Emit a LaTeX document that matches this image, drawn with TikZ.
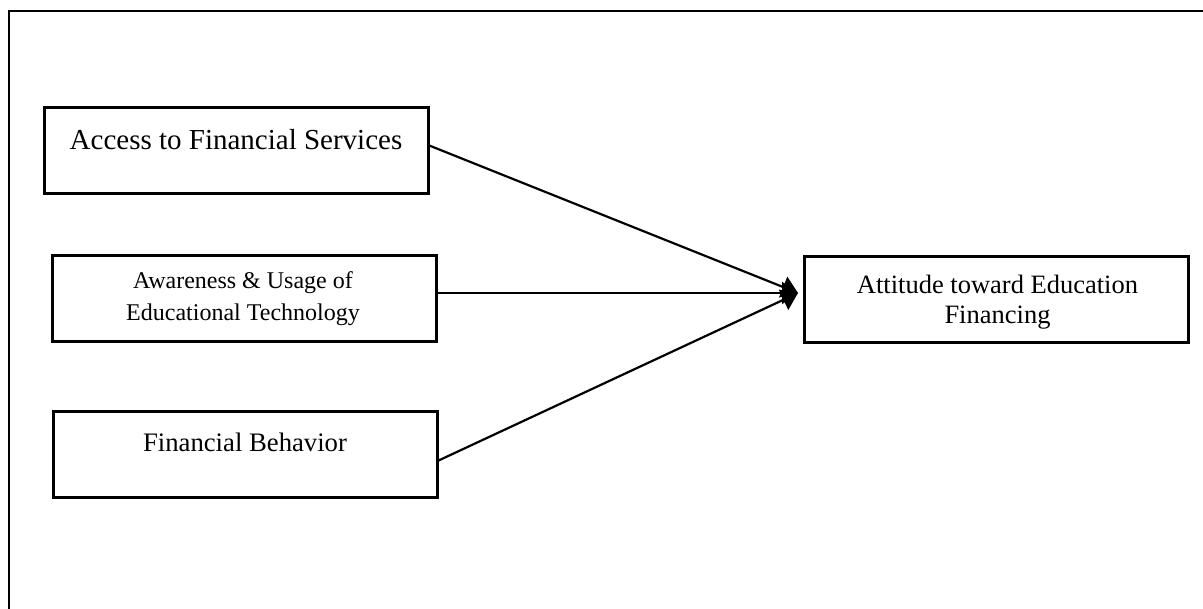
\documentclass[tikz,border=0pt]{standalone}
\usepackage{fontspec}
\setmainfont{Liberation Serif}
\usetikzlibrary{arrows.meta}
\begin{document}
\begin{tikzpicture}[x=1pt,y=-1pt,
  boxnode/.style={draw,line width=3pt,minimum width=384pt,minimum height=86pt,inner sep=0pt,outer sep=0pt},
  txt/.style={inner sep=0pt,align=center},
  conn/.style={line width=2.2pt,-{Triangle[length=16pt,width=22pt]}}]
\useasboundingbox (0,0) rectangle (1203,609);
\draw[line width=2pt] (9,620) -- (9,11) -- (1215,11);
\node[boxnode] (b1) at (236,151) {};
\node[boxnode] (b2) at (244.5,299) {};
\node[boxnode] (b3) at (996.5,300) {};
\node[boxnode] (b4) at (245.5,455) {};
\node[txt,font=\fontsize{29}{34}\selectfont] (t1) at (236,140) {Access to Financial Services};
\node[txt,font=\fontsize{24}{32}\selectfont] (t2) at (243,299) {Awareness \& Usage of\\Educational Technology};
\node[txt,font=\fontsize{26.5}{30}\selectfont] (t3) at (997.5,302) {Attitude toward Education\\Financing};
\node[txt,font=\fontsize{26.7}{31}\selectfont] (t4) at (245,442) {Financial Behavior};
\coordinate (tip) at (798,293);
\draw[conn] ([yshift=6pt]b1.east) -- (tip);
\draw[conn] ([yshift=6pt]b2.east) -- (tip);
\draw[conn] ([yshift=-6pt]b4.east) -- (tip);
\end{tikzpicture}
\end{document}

--

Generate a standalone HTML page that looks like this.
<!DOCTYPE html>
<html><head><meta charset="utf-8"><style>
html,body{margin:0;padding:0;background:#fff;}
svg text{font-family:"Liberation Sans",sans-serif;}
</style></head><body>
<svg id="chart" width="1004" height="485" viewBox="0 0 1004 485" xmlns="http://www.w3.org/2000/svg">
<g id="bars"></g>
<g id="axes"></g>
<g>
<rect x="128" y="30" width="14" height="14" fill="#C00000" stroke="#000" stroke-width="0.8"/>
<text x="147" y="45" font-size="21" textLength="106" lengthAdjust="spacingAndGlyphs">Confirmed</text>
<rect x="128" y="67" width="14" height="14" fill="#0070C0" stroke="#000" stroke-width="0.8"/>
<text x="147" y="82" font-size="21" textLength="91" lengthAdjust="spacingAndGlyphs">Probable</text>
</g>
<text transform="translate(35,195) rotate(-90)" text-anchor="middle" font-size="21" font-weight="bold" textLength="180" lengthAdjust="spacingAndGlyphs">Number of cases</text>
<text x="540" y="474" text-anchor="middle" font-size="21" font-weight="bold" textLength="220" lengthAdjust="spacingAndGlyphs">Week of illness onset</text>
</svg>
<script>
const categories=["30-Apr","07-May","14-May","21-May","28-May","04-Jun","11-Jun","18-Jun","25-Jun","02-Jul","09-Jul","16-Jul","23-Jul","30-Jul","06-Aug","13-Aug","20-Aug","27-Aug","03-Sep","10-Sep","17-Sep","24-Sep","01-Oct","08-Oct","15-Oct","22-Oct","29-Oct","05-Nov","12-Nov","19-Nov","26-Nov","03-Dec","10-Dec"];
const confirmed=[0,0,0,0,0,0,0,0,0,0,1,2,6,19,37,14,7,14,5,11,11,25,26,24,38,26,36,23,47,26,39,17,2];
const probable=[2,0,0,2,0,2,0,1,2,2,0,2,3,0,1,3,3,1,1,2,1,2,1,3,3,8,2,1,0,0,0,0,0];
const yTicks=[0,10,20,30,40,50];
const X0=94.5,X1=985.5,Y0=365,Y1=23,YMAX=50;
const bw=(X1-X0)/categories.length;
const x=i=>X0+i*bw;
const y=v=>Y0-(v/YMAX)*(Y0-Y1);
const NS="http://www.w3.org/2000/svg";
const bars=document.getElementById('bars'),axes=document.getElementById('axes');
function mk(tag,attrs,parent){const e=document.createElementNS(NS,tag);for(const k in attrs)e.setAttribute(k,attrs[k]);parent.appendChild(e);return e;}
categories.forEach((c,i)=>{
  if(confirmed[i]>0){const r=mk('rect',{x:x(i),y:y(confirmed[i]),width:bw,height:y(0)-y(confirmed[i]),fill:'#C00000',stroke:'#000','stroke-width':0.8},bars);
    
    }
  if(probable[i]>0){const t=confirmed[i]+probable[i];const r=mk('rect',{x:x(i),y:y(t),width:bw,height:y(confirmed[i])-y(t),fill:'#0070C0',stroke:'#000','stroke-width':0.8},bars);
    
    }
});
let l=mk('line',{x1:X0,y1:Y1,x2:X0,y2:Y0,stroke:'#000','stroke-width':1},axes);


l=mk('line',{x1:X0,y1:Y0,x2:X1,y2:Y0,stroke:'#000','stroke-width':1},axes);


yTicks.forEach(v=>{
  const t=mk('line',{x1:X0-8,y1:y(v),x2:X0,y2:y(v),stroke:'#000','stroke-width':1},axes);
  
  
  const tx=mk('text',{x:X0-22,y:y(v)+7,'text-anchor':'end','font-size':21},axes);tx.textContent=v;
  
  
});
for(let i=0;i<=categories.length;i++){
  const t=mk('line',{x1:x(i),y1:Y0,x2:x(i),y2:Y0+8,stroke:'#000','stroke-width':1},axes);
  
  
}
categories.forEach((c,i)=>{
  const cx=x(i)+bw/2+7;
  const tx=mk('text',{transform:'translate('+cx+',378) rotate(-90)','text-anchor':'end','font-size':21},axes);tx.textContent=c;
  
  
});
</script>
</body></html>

--

From the data above, copy out every line with the string "this" in it.

EXPECTED OUTPUT =>
Emit a LaTeX document that matches this image, drawn with TikZ.
Generate a standalone HTML page that looks like this.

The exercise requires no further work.